Effectivement, il n’y aura pas de panne généralisée de l’État et de la Sécurité sociale. Et il faut tout faire pour empêcher les toujours mauvais PLFSS et projets de budget de Michel Barnier d’être adoptés. Pour autant, les conséquences immédiates de la démission du gouvernement et du rejet du budget ne seront pas toutes positives, y compris pour les couches populaires. Mais elles sont toutes évitables.
Pas de budget, so what ?
Cela mérite donc quelques précisions. Faute de quoi, c’est le NFP et toutes ses composantes, qui porteront le chapeau de dégâts dont ils ne seraient pas, en fait, responsables.
Le rejet du PLFSS peut poser rapidement un problème : l’Agence centrale des organismes de Sécurité sociale (Acoss) doit faire face à ses besoins de trésorerie en empruntant sur les marchés financiers. Les limites de ces emprunts sont fixées par la loi de finances de la Sécurité sociale. Il était prévu qu’elles soient relevées de 45 à 65 milliards d’euros. Faute de PLFSS votée avant début janvier, une loi votée en urgence par le Parlement ou un décret peut et doit impérativement donner cette autorisation. Qui prendrait la responsabilité de le refuser serait le seul responsable du chaos.
L’absence de loi au 1er janvier créera également des incertitudes sur l’évolution des tarifications pour les hôpitaux et pour les différents professionnels de santé. Mais pour ceux-ci la date d’évolution est en général en avril et pour ceux-là une loi ou un décret peut fixer une règle provisoire.
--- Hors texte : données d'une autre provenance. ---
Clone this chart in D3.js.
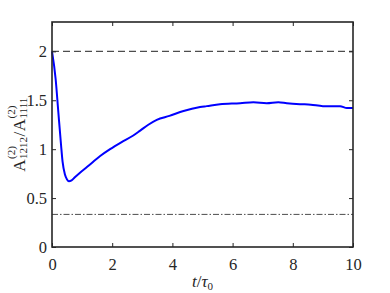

S’agissant du budget proprement dit, s’il n’est pas adopté avant le 21 décembre, il n’y aura pas de blocage automatique. Une loi peut autoriser à prélever les impôts et reprendre les crédits de l’État inscrits dans le budget 2024. Les dépenses, y compris celles pour les personnels, seraient gelées à leur niveau de 2024. Pas vraiment un plus par rapport au projet de budget du gouvernement Barnier. Et les barèmes d’imposition sur le revenu ne seraient pas relevés à hauteur de l’inflation. 400 000 Français qui ne sont aujourd’hui pas soumis à l’impôt sur le revenu y entreront mécaniquement. Et l’impôt sur le revenu s’alourdira mécaniquement pour les autres. En fait, la déclaration de revenus pour 2024 sera effectuée au printemps 2025 comme chaque année. Les pénalisations du fait de l’application provisoire des tranches seront corrigées et remboursées en fonction du budget finalement voté.
Le risque du chaos ne vient pas du rejet des budgets Barnier et de la censure du gouvernement. Il sera par contre maximum si cela n’entraîne aucun changement de leurs contenus.